Section 12AA TMA1970 requires that returns provide information reasonably required for the purpose of establishing the amounts in which a partner is chargeable.
Exception
The exception to these general rules is
- The omission of information in support of a Tax Credit Relief claim on the Foreign Income pages. This will not make a return unsatisfactory if
- Liverpool Large Business Office has agreed the omission with the partnership
Or
- The entry is supported by a claim to partial exemption from UK tax on income by a dual resident
All cases
All returns should be reviewed upon receipt to identify if they are unsatisfactory and if so, they should not be logged. Where it is considered an unsatisfactory return has been received, it should be reviewed for the next appropriate action by an experienced officer.
If, following the review, it is considered that the return could in fact be treated as satisfactory, the experienced officer should
- Log the return
- Identify all omissions and errors
- Obtain all information possible from the return and enclosures and, where the information can be easily identified, make repairs to the return entries
If, following the review, the return is still considered as unsatisfactory, no repairs of obvious errors should be made, and the form should be sent back without any amendment (with any relevant missing supplementary page for completion where applicable).
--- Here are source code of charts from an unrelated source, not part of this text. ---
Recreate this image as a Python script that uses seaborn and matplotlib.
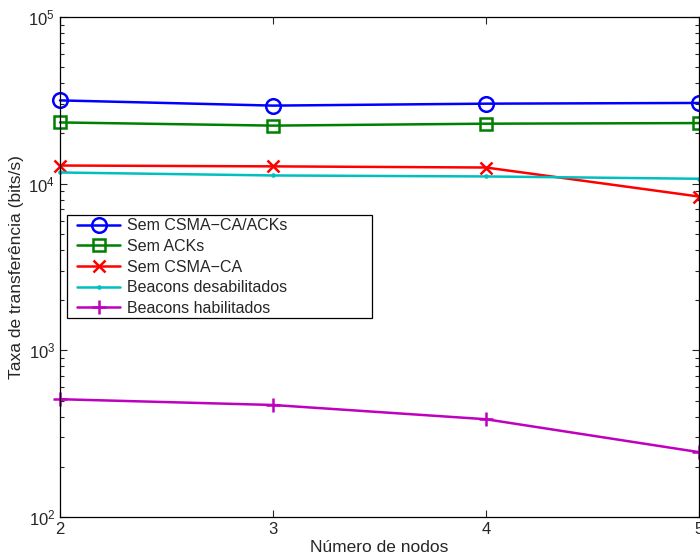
import matplotlib
matplotlib.use("Agg")
import matplotlib.pyplot as plt
from matplotlib.patches import Rectangle
import seaborn as sns
import numpy as np
import pandas as pd

# Data
nodes = [2, 3, 4, 5]
sem_csma_acks = [31600, 29400, 30200, 30500]
sem_acks = [23300, 22300, 22900, 23100]
sem_csma = [12850, 12700, 12500, 8370]
beacons_off = [11670, 11200, 11050, 10700]
beacons_on = [509, 470, 386, 245]

labels = ["Sem CSMA\u2212CA/ACKs", "Sem ACKs", "Sem CSMA\u2212CA",
          "Beacons desabilitados", "Beacons habilitados"]
series = [sem_csma_acks, sem_acks, sem_csma, beacons_off, beacons_on]
colors = ["#0000ff", "#008000", "#ff0000", "#00bfbf", "#bf00bf"]
markers = ["o", "s", "x", ".", "+"]
msizes = [10.5, 8.5, 8, 3, 10]

sns.set_style("ticks")
plt.rcParams["font.family"] = ["Liberation Sans", "DejaVu Sans"]
plt.rcParams["mathtext.fontset"] = "custom"
plt.rcParams["mathtext.rm"] = "Liberation Sans"
plt.rcParams["mathtext.it"] = "Liberation Sans:italic"

fig = plt.figure(figsize=(7.0, 5.58), dpi=100)
ax = fig.add_axes([60 / 700, 1 - 517 / 558, 639 / 700, 500 / 558])

for vals, lab, col, mk, ms in zip(series, labels, colors, markers, msizes):
    df = pd.DataFrame({"nodes": nodes, "rate": vals})
    sns.lineplot(data=df, x="nodes", y="rate", ax=ax, color=col, marker=mk,
                 markersize=ms, linewidth=1.8, label=lab,
                 markerfacecolor="none" if mk in ("o", "s") else col,
                 markeredgecolor=col, markeredgewidth=1.8, clip_on=False)

ax.set_yscale("log")
ax.set_ylim(1e2, 1e5)
ax.set_xlim(2, 5)
ax.set_xticks(nodes)
ax.set_yticks([1e2, 1e3, 1e4, 1e5])
ax.set_yticklabels([r"$10^{2}$", r"$10^{3}$", r"$10^{4}$", r"$10^{5}$"])
ax.tick_params(which="both", direction="in", top=True, right=True,
               labelsize=12, width=0.8)
ax.tick_params(which="major", length=5)
ax.tick_params(which="minor", length=3)
for sp in ax.spines.values():
    sp.set_linewidth(0.9)
    sp.set_color("black")

ax.set_xlabel("Número de nodos", fontsize=12.5, labelpad=2)
ax.set_ylabel("Taxa de transferência (bits/s)", fontsize=12.5, labelpad=3)

# MATLAB style legend: wide box with blank space on the right
leg = ax.legend(loc="center left", bbox_to_anchor=(0.0266, 0.5),
                borderaxespad=0, borderpad=0, fontsize=11.5, frameon=False,
                handlelength=2.7, labelspacing=0.35, handletextpad=0.4)
leg.set_zorder(6)
box = Rectangle((0.011, 0.398), 0.477, 0.206, transform=ax.transAxes,
                facecolor="white", edgecolor="black", linewidth=0.9, zorder=5)
ax.add_patch(box)

fig.savefig("out.png", dpi=100)
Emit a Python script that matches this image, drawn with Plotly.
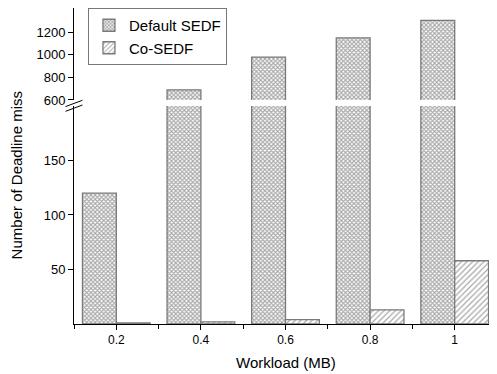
import plotly.graph_objects as go

workload = [0.2, 0.4, 0.6, 0.8, 1.0]
tick_labels = ["0.2", "0.4", "0.6", "0.8", "1"]
default_sedf = [120, 690, 980, 1150, 1305]
co_sedf = [1, 2, 4, 13, 58]

low_ticks = [50, 100, 150]
high_ticks = [600, 800, 1000, 1200]

FONT = "Liberation Sans, Arial, sans-serif"

def_style = dict(color="white", line=dict(color="#7a7a7a", width=1.3),
                 pattern=dict(shape="x", size=3, solidity=0.6, fgcolor="#505050", bgcolor="white"))
co_style = dict(color="white", line=dict(color="#7a7a7a", width=1.3),
                pattern=dict(shape="/", size=4, solidity=0.3, fgcolor="#505050", bgcolor="white"))

fig = go.Figure()
fig.add_trace(go.Bar(x=workload, y=default_sedf, name="Default SEDF", marker=def_style,
                     xaxis="x", yaxis="y", offsetgroup="a"))
fig.add_trace(go.Bar(x=workload, y=co_sedf, name="Co-SEDF", marker=co_style,
                     xaxis="x", yaxis="y", offsetgroup="b"))
fig.add_trace(go.Bar(x=workload, y=default_sedf, name="Default SEDF", marker=def_style,
                     xaxis="x2", yaxis="y2", offsetgroup="a", showlegend=False))
fig.add_trace(go.Bar(x=workload, y=co_sedf, name="Co-SEDF", marker=co_style,
                     xaxis="x2", yaxis="y2", offsetgroup="b", showlegend=False))

axis_common = dict(showline=True, linecolor="black", linewidth=1, showgrid=False,
                   zeroline=False, ticks="outside", ticklen=5, tickcolor="black",
                   automargin=False,
                   tickfont=dict(family=FONT, size=13, color="black"))

# the page body adds an 8px offset, so the figure is sized to the visible area
fig.update_layout(
    width=489, height=366,
    margin=dict(l=66, r=0, t=0, b=50, autoexpand=False),
    paper_bgcolor="white", plot_bgcolor="white",
    barmode="group", bargap=0.2, bargroupgap=0,
    font=dict(family=FONT, color="black"),
    xaxis=dict(range=[0.1, 1.1], domain=[0, 1], anchor="y", automargin=False,
               tickvals=workload, ticktext=tick_labels,
               showline=True, linecolor="black", linewidth=1, showgrid=False, zeroline=False,
               ticks="outside", ticklen=5, tickcolor="black",
               minor=dict(dtick=0.1, tick0=0.1, ticks="outside", ticklen=4, tickcolor="black"),
               tickfont=dict(family=FONT, size=12, color="black")),
    xaxis2=dict(range=[0.1, 1.1], domain=[0, 1], anchor="y2", matches="x",
                visible=False),
    yaxis=dict(range=[0, 200], domain=[0, 0.69], anchor="x", tickvals=low_ticks, **axis_common),
    yaxis2=dict(range=[600, 1415], domain=[0.709, 1], anchor="x2", tickvals=high_ticks, **axis_common),
    legend=dict(x=0.033, y=1.0, xanchor="left", yanchor="top",
                bordercolor="#777777", borderwidth=1, bgcolor="white",
                font=dict(family=FONT, size=15, color="black"),
                tracegroupgap=0, itemwidth=30),
    annotations=[
        dict(text="Number of Deadline miss", xref="paper", yref="paper",
             x=-0.135, y=0.47, textangle=-90, showarrow=False,
             xanchor="center", yanchor="middle",
             font=dict(family=FONT, size=15, color="black")),
        dict(text="Workload (MB)", xref="paper", yref="paper",
             x=0.5, y=-0.123, showarrow=False, xanchor="center", yanchor="middle",
             font=dict(family=FONT, size=15, color="black")),
    ],
    shapes=[
        dict(type="line", xref="paper", yref="paper", x0=-0.02, x1=0.02, y0=0.688, y1=0.708,
             line=dict(color="black", width=1)),
        dict(type="line", xref="paper", yref="paper", x0=-0.02, x1=0.02, y0=0.673, y1=0.693,
             line=dict(color="black", width=1)),
    ],
)

fig.write_html("out.html")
If it does not satisfy the requirements then it is not a return and we can only correct a return.
An unsatisfactory return must be rejected and sent back to the nominated partner, see subject ‘Maintain Taxpayer Record: Nominated Partner’ (SAM101290) or agent who submitted it (only to an agent where 64-8 held). Where an agent is acting, a letter should also be issued to the other party notifying them of the action taken.
Note: If, in a case where an agent is acting, it is not possible to tell who submitted the return, it should be sent back to the partnership as it is their ultimate responsibility to ensure that a satisfactory return is submitted.
Unsatisfactory returns received before the filing date and which are being sent back within 21 days before 31 October (or within 21 days of any other filing date), which were logged and which are now considered unsatisfactory should be handled in accordance with the Action Guide at SAM122161.
Notes:
1. Unsatisfactory returns received on 1 November should not be treated in the same way as those received in the period 10 to 31 October. This is to correspond with the fact that, from October 2011, a return received on that date is considered to be late and will attract a penalty
2. Where the return has been received prior to the filing date but is being returned as unsatisfactory within 21 days before the filing date, a period of 21 days is given to allow a satisfactory return to be submitted. A period longer than 21 days should be allowed in certain exceptional circumstances, for example overseas addresses or UK geographical areas where there are known longer postal times
All returns that are rejected must be accompanied by SEES letter SA770 explaining why it is being sent back. The letter should suitably amended according to the date the return was received and when it is being sent back. Where an agent is acting, send SEES letter SA606 to the agent with a copy of the SEES letter SA770.
For the avoidance of doubt the 21 day period of grace, or longer where allowed, only applies where the return is unsatisfactory as a result of a genuine oversight. It does not apply where the return is deliberately unsatisfactory, in an attempt to take advantage of the period of grace. For example, the 21 days, or longer where allowed, do not apply if a return is deliberately sent in without a relevant set of pages, to buy a little more time to complete those pages. Nor does it apply if a return is deliberately sent in without a signature, to buy a little more time to obtain the signature. If you come across a case where an unsatisfactory return is sent in several years running, refer it to an experienced officer to decide whether the 21 day period of grace, or longer where allowed, can be given or not.
Note: A partnership with a turnover of £15 million or more or a CT partnership is not required to complete the SAI boxes in the partnership return, but must instead file its accounts and computations.
Alternative filing process for investment partnership returns filed after 15 March 2018
There is no requirement for a partnership return to include a specific UTR for each non-UK resident partner if
- The person is not chargeable to income tax or corporation tax for the period, or for a period which includes any part of the period, in respect of which the partnership return is made
- The partnership does not carry on a trade or profession or a UK property business at any time during the period in respect of which the partnership return is made
- The whole of that period is a period in respect of which the partnership is required to set out information about the person in one or more relevant returns*, and
- The partnership return includes a statement that the condition in para c is met.
* Relevant return means a return under the International Tax Compliance Regulations 2015.
These are arrangements entered into, by the United Kingdom with another territory for the exchange of tax information for the purposes of the adoption and implementation of the Common Reporting Standards. See s,12ABZA TMA 1970.
The partnership must however use the generic UTR 77991 91223 in the partnership return for each non-UK resident investment partner who meets all these conditions in order to indicate that s,12ABZA applies. See PM145140.